Leading infrastructure and construction materials enterprise Armtec Infrastructure Inc. and its affiliates (Armtec) completed a going-concern sale of substantially all of its assets to Armtec LP, an affiliate of Brookfield Capital Partners Fund III L.P. (Brookfield), in exchange for a release from approximately $200 million in secured debt obligations owing to Brookfield. The transaction was completed pursuant to an asset sale under the Companies’ Creditors Arrangement Act (CCAA).
Armtec was represented by Goodmans LLP with a team consisting of Robert Chadwick, Melaney Wagner, Logan Willis, and Sydney Young (corporate/restructuring); Celia Rhea and Dan Dedic (banking/finance); Tim Heeney, Brenda Gosselin and Rachel Ouellette (corporate/securities) and Alan Bowman (tax).
Brookfield was represented by Torys LLP with a team consisting of David Bish and Lee Cassey (restructuring); Adam Delean and Simon Williams (banking/finance); Cornell Wright, Adrienne Di Paulo, David Forrester and Michele Cousens (corporate/securities); Graham Rawlinson and Richard Missaghie (real estate) and Sumeet Dang (IP).
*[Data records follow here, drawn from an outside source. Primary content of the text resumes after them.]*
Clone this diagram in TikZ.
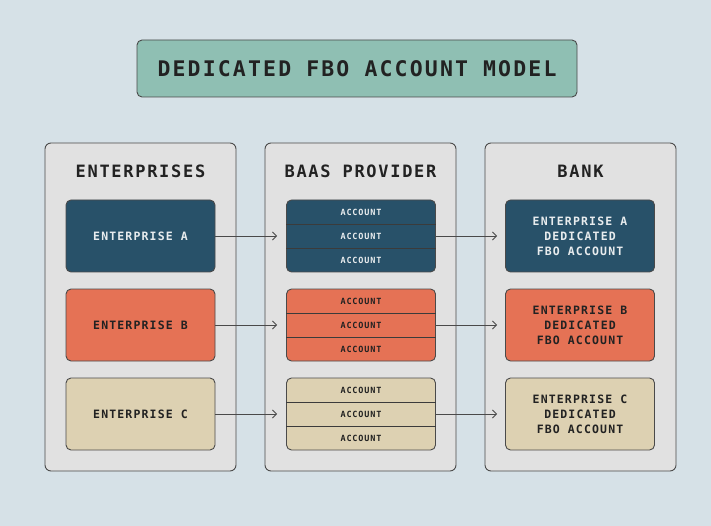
\documentclass[tikz,border=0pt]{standalone}
\usepackage{fontspec}
\newfontfamily\monoL[LetterSpace=10]{DejaVu Sans Mono}
\usetikzlibrary{arrows.meta}
\definecolor{bgc}{HTML}{D6E1E7}
\definecolor{titlec}{HTML}{8FBFB3}
\definecolor{colc}{HTML}{E1E1E1}
\definecolor{darkb}{HTML}{285169}
\definecolor{orangec}{HTML}{E57255}
\definecolor{beigec}{HTML}{DDD1B2}
\definecolor{edgec}{HTML}{4A4A4A}
\definecolor{lighttxt}{HTML}{E8ECEE}
\definecolor{darktxt}{HTML}{222222}
\tikzset{
  titlebox/.style={draw=edgec, line width=0.9pt, fill=titlec, rounded corners=5pt, minimum width=440pt, minimum height=57pt, font=\monoL\bfseries\fontsize{21.5}{24}\selectfont, text=darktxt},
  colbox/.style={draw=edgec, line width=0.9pt, fill=colc, rounded corners=6pt, minimum width=191pt, minimum height=328pt},
  header/.style={font=\monoL\bfseries\fontsize{17}{20}\selectfont, text=darktxt},
  inbox/.style={draw=edgec, line width=0.9pt, rounded corners=5pt, minimum width=149pt, minimum height=72pt, font=\monoL\bfseries\fontsize{11.5}{15}\selectfont, align=center},
  acct/.style={font=\monoL\bfseries\fontsize{8.5}{10}\selectfont},
  divl/.style={draw=edgec!80!black, line width=0.9pt},
  arr/.style={draw=edgec, line width=0.8pt, -{Straight Barb[length=4pt,width=8pt]}},
  bluefill/.style={fill=darkb, text=lighttxt},
  orangefill/.style={fill=orangec, text=darktxt},
  beigefill/.style={fill=beigec, text=darktxt},
}
\begin{document}
\begin{tikzpicture}[x=1pt,y=-1pt]
\fill[bgc] (0,0) rectangle (711,526);
\useasboundingbox (0,0) rectangle (711,526);

\node[titlebox] (title) at (357,68.5) {DEDICATED FBO ACCOUNT MODEL};

\node[colbox] (colE) at (140.5,307) {};
\node[colbox] (colP) at (360.5,307) {};
\node[colbox] (colB) at (580.5,307) {};

\node[header] (hE) at (140.5,171.5) {ENTERPRISES};
\node[header] (hP) at (360.5,171.5) {BAAS PROVIDER};
\node[header] (hB) at (580.5,171.5) {BANK};

% enterprises
\node[inbox,bluefill] (eA) at (140.5,236) {ENTERPRISE A};
\node[inbox,orangefill] (eB) at (140.5,325) {ENTERPRISE B};
\node[inbox,beigefill] (eC) at (140.5,414) {ENTERPRISE C};

% provider
\foreach \r/\y/\sty in {A/236/bluefill, B/325/orangefill, C/414/beigefill}{
  \node[inbox,\sty] (m\r) at (361,\y) {};
  \node[acct,\sty,fill=none] (m\r1) at (361,\y-24) {ACCOUNT};
  \node[acct,\sty,fill=none] (m\r2) at (361,\y) {ACCOUNT};
  \node[acct,\sty,fill=none] (m\r3) at (361,\y+24) {ACCOUNT};
  \draw[divl] ([yshift=12pt]m\r.west) -- ([yshift=12pt]m\r.east);
  \draw[divl] ([yshift=-12pt]m\r.west) -- ([yshift=-12pt]m\r.east);
}

% bank
\node[inbox,bluefill] (bA) at (580,236) {ENTERPRISE A\\DEDICATED\\FBO ACCOUNT};
\node[inbox,orangefill] (bB) at (580,325) {ENTERPRISE B\\DEDICATED\\FBO ACCOUNT};
\node[inbox,beigefill] (bC) at (580,414) {ENTERPRISE C\\DEDICATED\\FBO ACCOUNT};

% arrows
\foreach \r in {A,B,C}{
  \draw[arr, shorten >=9pt] (e\r.east) -- (m\r.west);
  \draw[arr, shorten >=8pt] (m\r.east) -- (b\r.west);
}
\end{tikzpicture}
\end{document}
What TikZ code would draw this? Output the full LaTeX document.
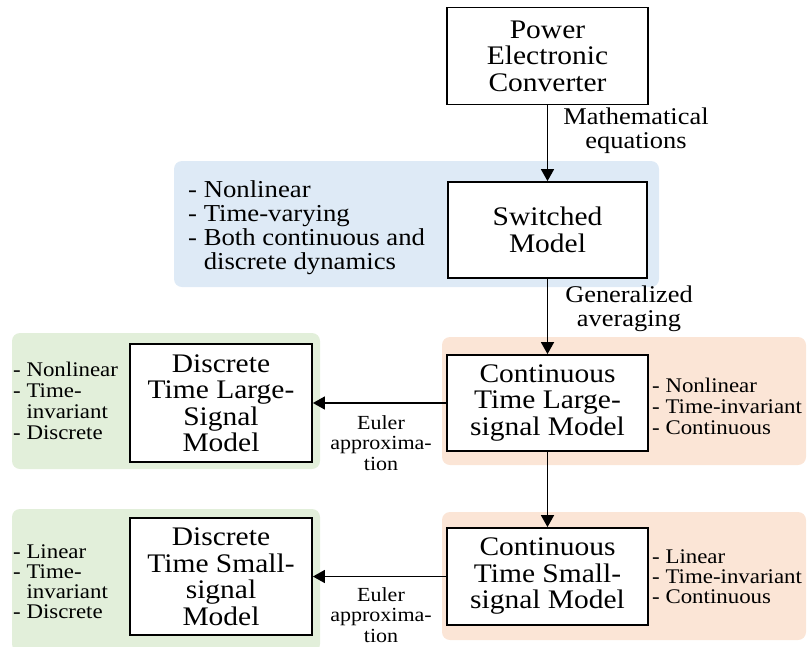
\documentclass[tikz,border=0pt]{standalone}
\usepackage{fontspec}
\setmainfont{Liberation Serif}[FakeStretch=1.1]
\usetikzlibrary{arrows.meta}
\definecolor{bluebg}{HTML}{DEEAF6}
\definecolor{orangebg}{HTML}{FBE5D6}
\definecolor{greenbg}{HTML}{E2EFDA}
\tikzset{
  modelbox/.style={draw=black, line width=1.8pt, fill=white, align=center, inner sep=0pt,
    font=\fontsize{26.8}{26.5}\selectfont},
  region/.style={rounded corners=8pt},
  arr/.style={line width=1.6pt, -{Triangle[length=12pt,width=13pt]}},
  bigtxt/.style={align=left, anchor=west, inner sep=0pt, font=\fontsize{24.3}{24}\selectfont},
  smalltxt/.style={align=left, anchor=west, inner sep=0pt, font=\fontsize{20.8}{21}\selectfont},
  smalltxtb/.style={align=left, anchor=west, inner sep=0pt, font=\fontsize{20.8}{20}\selectfont},
  edgetxt/.style={align=center, inner sep=0pt, font=\fontsize{24}{24}\selectfont},
  eulertxt/.style={align=center, inner sep=0pt, font=\fontsize{20}{20.5}\selectfont},
}
\begin{document}
\begin{tikzpicture}[x=1pt, y=-1pt]
\useasboundingbox (0,0) rectangle (808,646);
% background regions
\fill[bluebg, region] (174,161) rectangle (659,287);
\fill[orangebg, region] (442,337) rectangle (806,465);
\fill[orangebg, region] (442,512) rectangle (806,640);
\fill[greenbg, region] (12,333) rectangle (320,469);
\fill[greenbg, region] (12,509) rectangle (320,652);
% boxes
\node[modelbox, minimum width=201pt, minimum height=97pt] (pec) at (547.5,56) {Power\\Electronic\\Converter};
\node[modelbox, minimum width=199pt, minimum height=96pt] (sw) at (547.5,230) {Switched\\Model};
\node[modelbox, minimum width=201pt, minimum height=96pt] (ctl) at (547.5,403) {Continuous\\Time Large-\\signal Model};
\node[modelbox, minimum width=201pt, minimum height=97pt] (cts) at (547.5,576.5) {Continuous\\Time Small-\\signal Model};
\node[modelbox, minimum width=182pt, minimum height=118pt] (dtl) at (221,403) {Discrete\\Time Large-\\Signal\\Model};
\node[modelbox, minimum width=182pt, minimum height=117pt] (dts) at (221,576.5) {Discrete\\Time Small-\\signal\\Model};
% property lists
\node[bigtxt] (swprop) at (188,228) {- Nonlinear\\- Time-varying\\- Both continuous and\\\hphantom{- }discrete dynamics};
\node[smalltxt] (ctlprop) at (652,406) {- Nonlinear\\- Time-invariant\\- Continuous};
\node[smalltxtb] (ctsprop) at (652,577) {- Linear\\- Time-invariant\\- Continuous};
\node[smalltxt] (dtlprop) at (13,401) {- Nonlinear\\- Time-\\\hphantom{- }invariant\\- Discrete};
\node[smalltxtb] (dtsprop) at (13,582) {- Linear\\- Time-\\\hphantom{- }invariant\\- Discrete};
% connectors
\draw[arr] (pec) -- (sw);
\draw[arr] (sw) -- (ctl);
\draw[arr] (ctl) -- (cts);
\draw[arr] (ctl) -- (dtl);
\draw[arr] (cts) -- (dts);
% connector labels
\node[edgetxt] (lbl1) at (636,130.5) {Mathematical\\equations};
\node[edgetxt] (lbl2) at (629,309) {Generalized\\averaging};
\node[eulertxt] (lbl3) at (381,443) {Euler\\approxima-\\tion};
\node[eulertxt] (lbl4) at (381,615) {Euler\\approxima-\\tion};
\end{tikzpicture}
\end{document}
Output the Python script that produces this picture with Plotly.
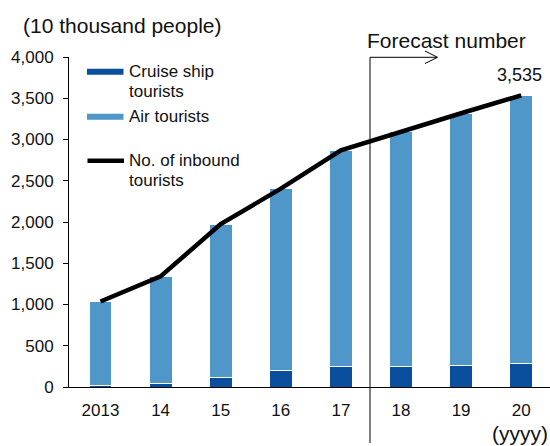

The ad hoc committee of noteholders was represented in Canada by Davies Ward Phillips & Vineberg LLP, with a team that included Jay Swartz, Robin Schwill and Dino Massimi (corporate/restructuring), and in the United States by Fried, Frank, Harris, Shriver & Jacobson LLP, with a team consisting of Brad Eric Scheler, Matthew Roose and Michael Handler.Stikeman Elliott LLP acted for the Canadian Imperial Bank of Commerce, the agent in respect of the secured revolving and term credit facilities provided to Armtec LP, with a team that included Craig Mitchell, Meaghan Obee Tower, Kelly Niebergall and Melissa John (banking) and Ashley John Taylor (restructuring). Trisura Guarantee Insurance Company, the issuer of surety bonds for Armtec’s obligations was represented by Borden Ladner Gervais LLP with a team consisting of James MacLellan (surety/construction), Howard Silverman and Derek Powers (banking/finance).